# Purebred vs. Fullblood



## Pheasant283 (Mar 24, 2010)

What is the difference between Purebred & Fullblood cattle?


----------



## myersfarm (Dec 24, 2004)

no difference


----------



## SpaceCadet12364 (Apr 27, 2003)

purebred is 87.5% fullblood is 100% if you are talking angus.This one thing I don't like about them. they reg. everything.


----------



## genebo (Sep 12, 2004)

A breed association can set a standard for what can be registered as a pureblood. A full blood is 100%. That means that it's ancestry can be traced far back and they are all of the same breed of registered cattle.

In some associations, grade cattle are allowed. Crossing a fullblooded bull of the specified breed with a cow of another breed will yield a grade 5. Crossing a grade 5 cow with a fullblooded bull will then yield a grade 4. Each time a cow is crossed with a fullblooded bull, the offspring advance one grade. Once it reaches grade 1, it is allowed to be registered as a purebred. But never as a fullblood.

The US Dexter cattle registries accept only fullblood registrants. Dexter registries in other parts of the world accept purebloods.

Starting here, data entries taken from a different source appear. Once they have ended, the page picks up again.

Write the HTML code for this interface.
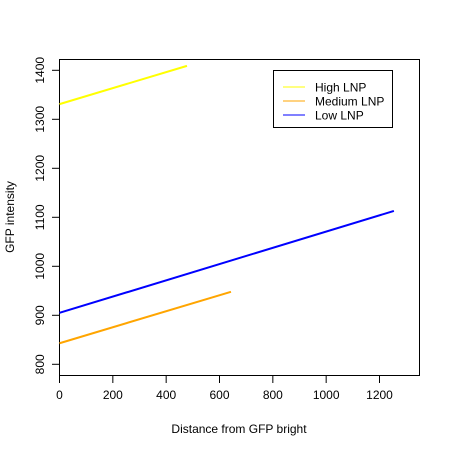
<!DOCTYPE html>
<html><head><meta charset="utf-8"><style>body{margin:0;background:#fff}svg{display:block;font-family:"Liberation Sans",Arial,sans-serif}</style></head>
<body>
<svg id="c" width="450" height="450"></svg>
<script>
const seriesNames=["High LNP","Medium LNP","Low LNP"];
const seriesColors=["#ffff00","#ffa500","#0000ff"];
const xStart=[0,0,0];
const xEnd=[478,643,1254];
const yStart=[1331,843,905];
const yEnd=[1409,948,1113];
const xTicks=[0,200,400,600,800,1000,1200];
const yTicks=[800,900,1000,1100,1200,1300,1400];
const NS="http://www.w3.org/2000/svg";
const svg=document.getElementById('c');
const sx=v=>59.5+v*320/1200;
const sy=v=>364.3-(v-800)*294/600;
function mk(t,a,txt){const e=document.createElementNS(NS,t);for(const k in a)e.setAttribute(k,a[k]);if(txt!==undefined)e.textContent=txt;svg.appendChild(e);return e;}
let e=mk('rect',{x:59.5,y:59.5,width:360,height:316,fill:'none',stroke:'#000'});


xTicks.forEach(v=>{
 let t=mk('line',{x1:sx(v),x2:sx(v),y1:376,y2:383,stroke:'#000'});
 
 
 let l=mk('text',{x:sx(v),y:399,'font-size':12,'text-anchor':'middle'},v);
 
 
});
yTicks.forEach(v=>{
 let t=mk('line',{x1:52,x2:59.5,y1:sy(v),y2:sy(v),stroke:'#000'});
 
 
 let l=mk('text',{x:44,y:sy(v),'font-size':12,'text-anchor':'middle',transform:`rotate(-90 44 ${sy(v)})`},v);
 
 
});
e=mk('text',{x:239,y:433,'font-size':12,'text-anchor':'middle'},'Distance from GFP bright');


e=mk('text',{x:14,y:217,'font-size':12,'text-anchor':'middle',transform:'rotate(-90 14 217)'},'GFP intensity');


seriesNames.forEach((n,i)=>{
 let l=mk('line',{x1:sx(xStart[i]),y1:sy(yStart[i]),x2:sx(xEnd[i]),y2:sy(yEnd[i]),stroke:seriesColors[i],'stroke-width':2});
 
 
});
e=mk('rect',{x:273.5,y:70.5,width:119,height:57,fill:'#fff',stroke:'#000'});


seriesNames.forEach((n,i)=>{
 const y=87+i*14;
 let l=mk('line',{x1:283,x2:305,y1:y,y2:y,stroke:seriesColors[i]});
 
 
 let t=mk('text',{x:315,y:y+4.5,'font-size':12},n);
 
 
});
</script>
</body></html>
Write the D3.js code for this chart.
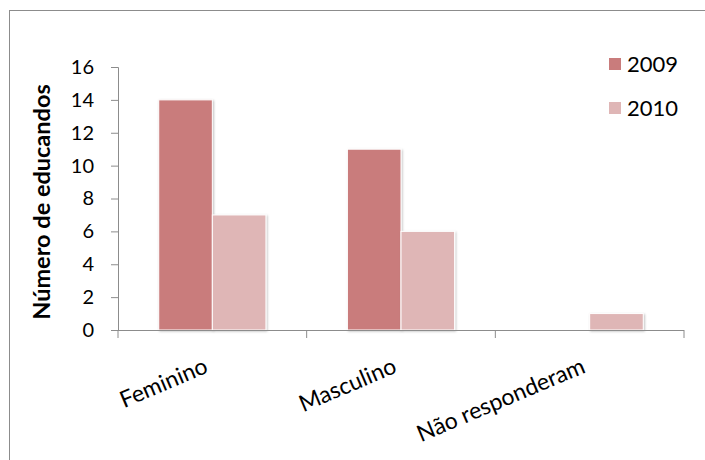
<!DOCTYPE html>
<html><head><meta charset="utf-8">
<script src="https://cdn.jsdelivr.net/npm/d3@7"></script>
<style>body{margin:0;background:#fff}svg{display:block}text{font-family:Lato,"Open Sans",sans-serif}</style>
</head><body>
<script>
const categories = ["Feminino", "Masculino", "Não responderam"];
const series = ["2009", "2010"];
const values2009 = [14, 11, 0];
const values2010 = [7, 6, 1];
const yTicks = [0, 2, 4, 6, 8, 10, 12, 14, 16];
const colors = ["#C97C7C", "#DFB6B6"];

const W = 705, H = 460;
const svg = d3.select("body").append("svg").attr("width", W).attr("height", H);
svg.append("rect").attr("x", 9.5).attr("y", 10.5).attr("width", 720).attr("height", 470)
  .attr("fill", "#fff").attr("stroke", "#8c8c8c");

const defs = svg.append("defs");
const f = defs.append("filter").attr("id", "sh").attr("x", "-10%").attr("y", "-10%").attr("width", "130%").attr("height", "130%");
f.append("feDropShadow").attr("dx", 1).attr("dy", 1).attr("stdDeviation", 1.2).attr("flood-color", "#000").attr("flood-opacity", 0.25);

const x0 = d3.scaleBand().domain(categories).range([118, 684]);
const x1 = d3.scaleBand().domain(series).range([0, x0.bandwidth()]).paddingOuter(0.76).paddingInner(0);
const y = d3.scaleLinear().domain([0, 16]).range([330, 67]);

const data = categories.map((c, i) => ({cat: c, vals: [values2009[i], values2010[i]]}));
const g = svg.append("g");
data.forEach(d => {
  d.vals.forEach((v, j) => {
    if (v <= 0) return;
    g.append("rect")
      .attr("x", x0(d.cat) + x1(series[j]))
      .attr("y", y(v))
      .attr("width", x1.bandwidth())
      .attr("height", y(0) - y(v))
      .attr("fill", colors[j])
      .attr("stroke", "#fff").attr("stroke-width", 1)
      .attr("filter", "url(#sh)");
  });
});

// Y axis
const ya = svg.append("g").attr("transform", "translate(118,0)")
  .call(d3.axisLeft(y).tickValues(yTicks).tickSize(7).tickPadding(17).tickFormat(d3.format("d")));
ya.select(".domain").attr("stroke", "#8c8c8c").attr("d", "M-7,67.5H0.5V330");
ya.selectAll(".tick line").attr("stroke", "#8c8c8c");
ya.selectAll("text").attr("font-size", 20).attr("fill", "#000").attr("font-family", "Lato,sans-serif");

// X axis
const xa = svg.append("g").attr("transform", "translate(0,330)");
xa.append("line").attr("x1", 118).attr("x2", 684).attr("y1", 0.5).attr("y2", 0.5).attr("stroke", "#8c8c8c");
const bounds = [...categories.map(c => x0(c)), x0(categories[categories.length - 1]) + x0.bandwidth()];
bounds.forEach(b => xa.append("line").attr("x1", b).attr("x2", b).attr("y1", 0).attr("y2", 8).attr("stroke", "#8c8c8c"));
categories.forEach(c => {
  const cx = x0(c) + x0.bandwidth() / 2 - 3;
  xa.append("text").attr("transform", `translate(${cx},42) rotate(-23)`)
    .attr("text-anchor", "end").attr("font-size", 23).attr("fill", "#000").text(c);
});

// Y label
svg.append("text").attr("transform", "translate(50,202) rotate(-90)")
  .attr("text-anchor", "middle").attr("font-size", 23.5).attr("font-weight", "bold").text("Número de educandos");

// Legend
series.forEach((s, i) => {
  const ly = 64 + i * 44;
  svg.append("rect").attr("x", 609).attr("y", ly - 6).attr("width", 12).attr("height", 12).attr("fill", colors[i]);
  svg.append("text").attr("x", 627).attr("y", ly + 8).attr("font-size", 22).text(s);
});
</script>
</body></html>
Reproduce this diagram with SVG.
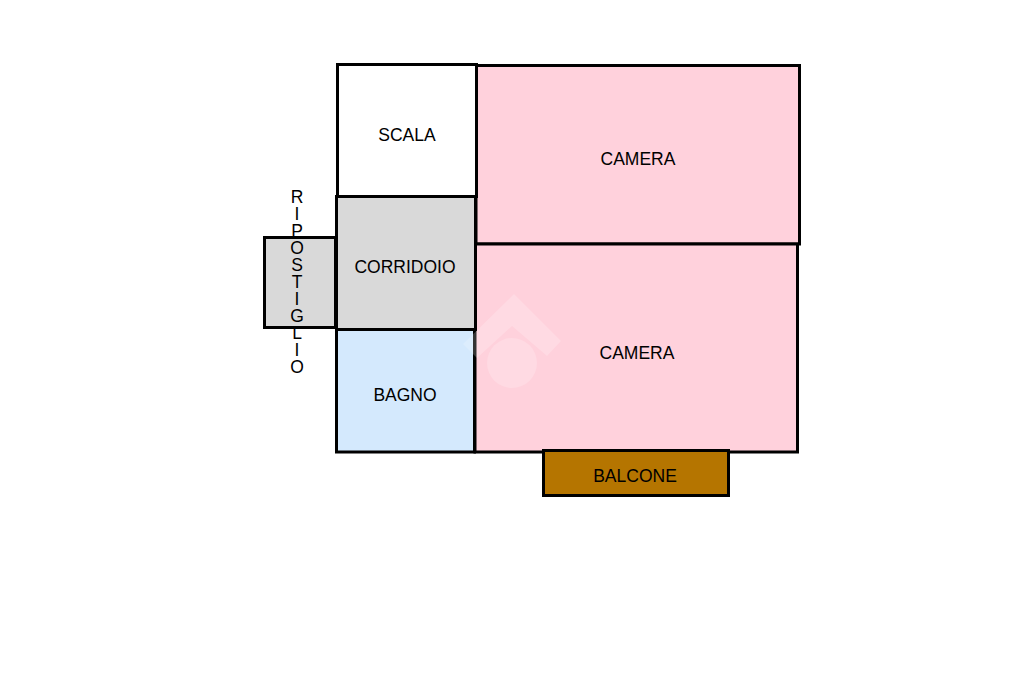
<svg xmlns="http://www.w3.org/2000/svg" width="1024" height="682" viewBox="0 0 1024 682">
<style>
.r{stroke:#000;stroke-width:3}
text{font-family:"Liberation Sans",Arial,sans-serif;font-size:17.500px;fill:#000;text-anchor:middle}
</style>
<rect width="1024" height="682" fill="#fff"/>
<g id="camera-1"><rect class="r" x="476" y="65.500" width="323.500" height="178.500" fill="#ffd1dc"/><text x="638" y="164.500">CAMERA</text></g>
<g id="camera-2"><rect class="r" x="475" y="244" width="322.500" height="208" fill="#ffd1dc"/><text x="637" y="358.500">CAMERA</text></g>
<g id="scala"><rect class="r" x="337.500" y="64.500" width="139" height="132" fill="#fff"/><text x="407" y="140.500">SCALA</text></g>
<g id="corridoio"><rect class="r" x="336.500" y="196.500" width="139" height="133" fill="#d9d9d9"/><text x="405" y="272.500">CORRIDOIO</text></g>
<g id="bagno"><rect class="r" x="336.500" y="329.500" width="138" height="122.500" fill="#d4e9fd"/><text x="405" y="400.500">BAGNO</text></g>
<g id="ripostiglio"><rect class="r" x="264.500" y="237.500" width="71" height="90" fill="#d9d9d9"/>
<text><tspan x="297" y="203">R</tspan><tspan x="297" y="220">I</tspan><tspan x="297" y="237">P</tspan><tspan x="297" y="254">O</tspan><tspan x="297" y="271">S</tspan><tspan x="297" y="288">T</tspan><tspan x="297" y="305">I</tspan><tspan x="297" y="322">G</tspan><tspan x="297" y="339">L</tspan><tspan x="297" y="356">I</tspan><tspan x="297" y="373">O</tspan></text></g>
<g id="balcone"><rect class="r" x="543.500" y="450.500" width="185" height="45" fill="#b57500"/><text x="635" y="482">BALCONE</text></g>
<g id="watermark" fill="#fff" fill-opacity=".2"><path d="M514 294L561 341L547 356L512 326L477 358L463 344Z"/><circle cx="512" cy="363" r="25"/></g>
</svg>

That makes US Dexters the purest seed stock. It's all up to the registry or association to set their standards.

It has no meaning for unregistered cattle. It's impossible to ascertain the degree of purity of them. Most of the cattle that pass through livestock auctions are like that. If it looks like an Angus, they call it an Angus, but it can be 1/2 something else. Or 6 other breeds, all mixed together, that produced the animal that looks like an Angus.

Why it matters is if you are breeding them. Fullblood parents are always expected to produce a calf just like the parents. Pureblood parents will usually produce a like calf. Grade cattle bred together? Your guess is as good as mine what kind of calf you'll get. It all depends upon what's hidden in the genes.


----------